## Provided material
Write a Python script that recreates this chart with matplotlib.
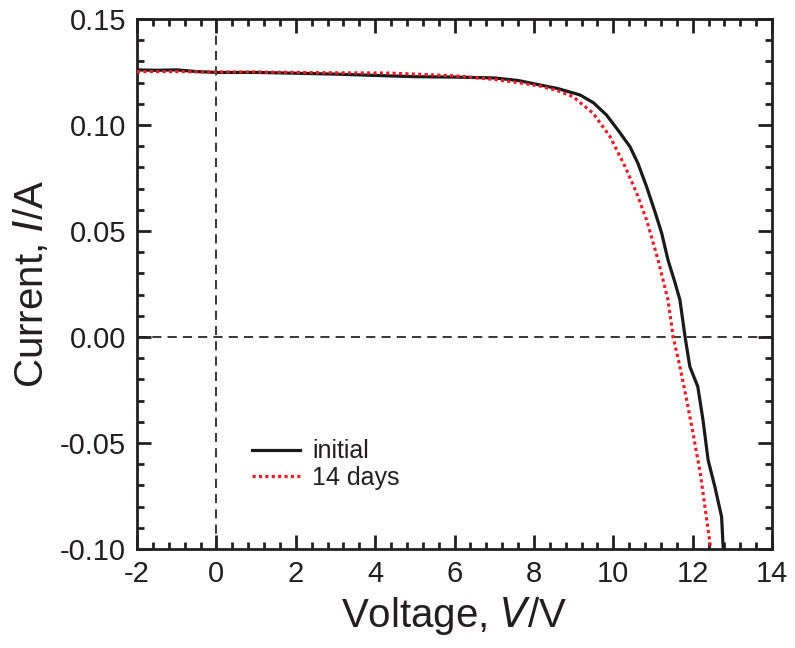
import numpy as np
import matplotlib.pyplot as plt
from matplotlib.ticker import MultipleLocator

# I-V curves
v_initial = [-2.0, -1.5, -1.0, -0.5, 0.0, 1.0, 1.8, 3.0, 4.3, 5.0, 6.0, 7.0, 7.6, 8.15,
             8.6, 9.16, 9.5, 9.83, 10.12, 10.42, 10.62, 10.84, 11.05, 11.22, 11.38,
             11.55, 11.68, 11.81, 11.93, 12.13, 12.26, 12.39, 12.56, 12.73, 12.77]
i_initial = [0.126, 0.1258, 0.126, 0.1252, 0.1248, 0.1248, 0.1245, 0.124, 0.1232, 0.1228,
             0.1226, 0.1222, 0.121, 0.1189, 0.1172, 0.1142, 0.1105, 0.1047, 0.0976, 0.0898,
             0.082, 0.0709, 0.0591, 0.049, 0.0363, 0.0260, 0.0175, 0.0, -0.014, -0.0234,
             -0.039, -0.058, -0.0706, -0.0848, -0.0995]

v_14days = [-2.0, -1.0, 0.0, 1.0, 2.0, 3.0, 4.3, 5.0, 6.0, 7.0, 7.6, 8.15, 8.6, 8.99,
            9.49, 9.92, 10.3, 10.59, 10.84, 11.13, 11.38, 11.51, 11.68, 11.85, 12.01,
            12.19, 12.31, 12.45]
i_14days = [0.1252, 0.1252, 0.1250, 0.1250, 0.1248, 0.1246, 0.1245, 0.1240, 0.1232, 0.1215,
            0.1200, 0.1184, 0.1162, 0.1133, 0.1056, 0.0945, 0.0803, 0.0679, 0.0552, 0.0363,
            0.0175, 0.0, -0.014, -0.0297, -0.0453, -0.064, -0.080, -0.099]

x_limits = (-2, 14)
y_limits = (-0.10, 0.15)
x_ticks = [-2, 0, 2, 4, 6, 8, 10, 12, 14]
y_ticks = [-0.10, -0.05, 0.00, 0.05, 0.10, 0.15]

plt.rcParams['font.family'] = ['Liberation Sans', 'DejaVu Sans']
ink = '#231f20'

fig = plt.figure(figsize=(7.95, 6.48), dpi=100)
ax = fig.add_axes([137 / 795, 1 - 549 / 648, (772 - 137) / 795, (549 - 19) / 648])

ax.axhline(0, color='black', lw=1.1, ls=(0, (6, 4)), zorder=1)
ax.axvline(0, color='black', lw=1.1, ls=(0, (6, 4)), zorder=1)

ax.plot(v_initial, i_initial, color='#1a1a1a', lw=2.3, label='initial', zorder=3)
ax.plot(v_14days, i_14days, color='#ee1c25', lw=2.3, ls=(0, (1, 1)), label='14 days', zorder=4)

ax.set_xlim(*x_limits)
ax.set_ylim(*y_limits)
ax.set_xticks(x_ticks)
ax.set_yticks(y_ticks)
ax.set_xticklabels([str(t) for t in x_ticks])
ax.set_yticklabels([f'{t:.2f}' for t in y_ticks])
ax.xaxis.set_minor_locator(MultipleLocator(0.4))
ax.yaxis.set_minor_locator(MultipleLocator(0.01))

ax.tick_params(which='both', direction='in', top=True, right=True, width=2, colors=ink,
               labelsize=21, labelcolor=ink)
ax.tick_params(which='major', length=10, pad=8)
ax.tick_params(which='minor', length=5)
for sp in ax.spines.values():
    sp.set_linewidth(2)
    sp.set_color(ink)

ax.set_xlabel('Voltage, $\\it{V}$/V', fontsize=29, color=ink, labelpad=5)
ax.set_ylabel('Current, $\\it{I}$/A', fontsize=29, color=ink, labelpad=6)

ax.legend(loc='upper left', bbox_to_anchor=(0.181, 0.207), borderaxespad=0, borderpad=0,
          frameon=False, fontsize=18, handlelength=1.92, handletextpad=0.5,
          labelspacing=0.1, labelcolor=ink)

fig.savefig('out.png', dpi=100)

## Task brief
Leave out the pictures and retype every line above exactly.

## The result
Write a Python script that recreates this chart with matplotlib.
import numpy as np
import matplotlib.pyplot as plt
from matplotlib.ticker import MultipleLocator

# I-V curves
v_initial = [-2.0, -1.5, -1.0, -0.5, 0.0, 1.0, 1.8, 3.0, 4.3, 5.0, 6.0, 7.0, 7.6, 8.15,
             8.6, 9.16, 9.5, 9.83, 10.12, 10.42, 10.62, 10.84, 11.05, 11.22, 11.38,
             11.55, 11.68, 11.81, 11.93, 12.13, 12.26, 12.39, 12.56, 12.73, 12.77]
i_initial = [0.126, 0.1258, 0.126, 0.1252, 0.1248, 0.1248, 0.1245, 0.124, 0.1232, 0.1228,
             0.1226, 0.1222, 0.121, 0.1189, 0.1172, 0.1142, 0.1105, 0.1047, 0.0976, 0.0898,
             0.082, 0.0709, 0.0591, 0.049, 0.0363, 0.0260, 0.0175, 0.0, -0.014, -0.0234,
             -0.039, -0.058, -0.0706, -0.0848, -0.0995]

v_14days = [-2.0, -1.0, 0.0, 1.0, 2.0, 3.0, 4.3, 5.0, 6.0, 7.0, 7.6, 8.15, 8.6, 8.99,
            9.49, 9.92, 10.3, 10.59, 10.84, 11.13, 11.38, 11.51, 11.68, 11.85, 12.01,
            12.19, 12.31, 12.45]
i_14days = [0.1252, 0.1252, 0.1250, 0.1250, 0.1248, 0.1246, 0.1245, 0.1240, 0.1232, 0.1215,
            0.1200, 0.1184, 0.1162, 0.1133, 0.1056, 0.0945, 0.0803, 0.0679, 0.0552, 0.0363,
            0.0175, 0.0, -0.014, -0.0297, -0.0453, -0.064, -0.080, -0.099]

x_limits = (-2, 14)
y_limits = (-0.10, 0.15)
x_ticks = [-2, 0, 2, 4, 6, 8, 10, 12, 14]
y_ticks = [-0.10, -0.05, 0.00, 0.05, 0.10, 0.15]

plt.rcParams['font.family'] = ['Liberation Sans', 'DejaVu Sans']
ink = '#231f20'

fig = plt.figure(figsize=(7.95, 6.48), dpi=100)
ax = fig.add_axes([137 / 795, 1 - 549 / 648, (772 - 137) / 795, (549 - 19) / 648])

ax.axhline(0, color='black', lw=1.1, ls=(0, (6, 4)), zorder=1)
ax.axvline(0, color='black', lw=1.1, ls=(0, (6, 4)), zorder=1)

ax.plot(v_initial, i_initial, color='#1a1a1a', lw=2.3, label='initial', zorder=3)
ax.plot(v_14days, i_14days, color='#ee1c25', lw=2.3, ls=(0, (1, 1)), label='14 days', zorder=4)

ax.set_xlim(*x_limits)
ax.set_ylim(*y_limits)
ax.set_xticks(x_ticks)
ax.set_yticks(y_ticks)
ax.set_xticklabels([str(t) for t in x_ticks])
ax.set_yticklabels([f'{t:.2f}' for t in y_ticks])
ax.xaxis.set_minor_locator(MultipleLocator(0.4))
ax.yaxis.set_minor_locator(MultipleLocator(0.01))

ax.tick_params(which='both', direction='in', top=True, right=True, width=2, colors=ink,
               labelsize=21, labelcolor=ink)
ax.tick_params(which='major', length=10, pad=8)
ax.tick_params(which='minor', length=5)
for sp in ax.spines.values():
    sp.set_linewidth(2)
    sp.set_color(ink)

ax.set_xlabel('Voltage, $\\it{V}$/V', fontsize=29, color=ink, labelpad=5)
ax.set_ylabel('Current, $\\it{I}$/A', fontsize=29, color=ink, labelpad=6)

ax.legend(loc='upper left', bbox_to_anchor=(0.181, 0.207), borderaxespad=0, borderpad=0,
          frameon=False, fontsize=18, handlelength=1.92, handletextpad=0.5,
          labelspacing=0.1, labelcolor=ink)

fig.savefig('out.png', dpi=100)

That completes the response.